You must always be aware of bullying as it can be very subtle. It's easy to spot a physical fight or sideways kick. It's not so easy to spot the odd word or joke directed towards one particular child. This sort of behaviour should be stopped immediately otherwise it could affect both the child and the production.

Good communication and negotiation skills with the child or the variety of adults involved in the production is vital. 

Safety

Don't allow children to fool around as electrical equipment such as leads, sound equipment and cameras can all be dangerous.

Child protection policy

You should be aware if the company has a child protection policy. Find out the nominated contact person with child protection training or experience. All production staff, actors, cast, crew and chaperones (including dressers and make up) should be mindful of their conduct around children.
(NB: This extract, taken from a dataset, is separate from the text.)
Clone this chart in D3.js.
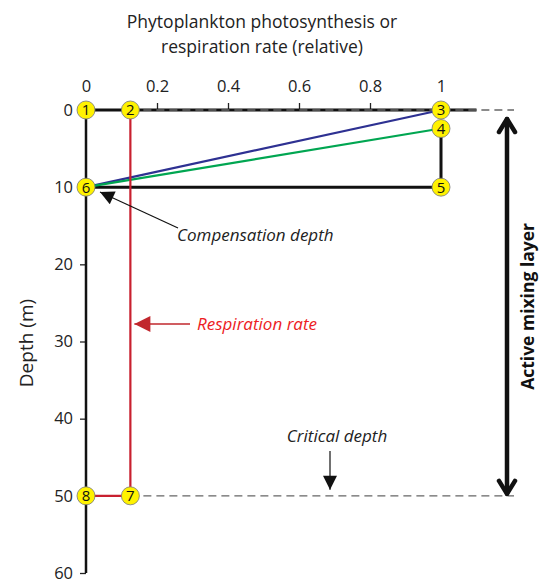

Any unnecessary physical contact should be avoided. It could be misunderstood, either by the child or by others. You should never leave a child alone with other adults or put yourself in a vulnerable position.

 

Report to a senior member of the production (or nominated child protection person) any:

  • unusual or disturbing behaviour by a peer or an adult member of the production
  • unusual or disturbing comments by a child about a peer or an adult member of the production

Where appropriate refer them onto Children's Services. In serious situations or in an emergency, call the police.

If an allegation is made against a chaperone, member of the production, cast or helper, full cooperation will be sought from those in charge, the individual member of staff and the licensing authority.

In the case of serious allegations, the member of staff in question may be suspended immediately until the investigation is over. That member of staff may not have unsupervised contact with any child. This could mean they are excluded from the theatre, rehearsal rooms, location, film set etc.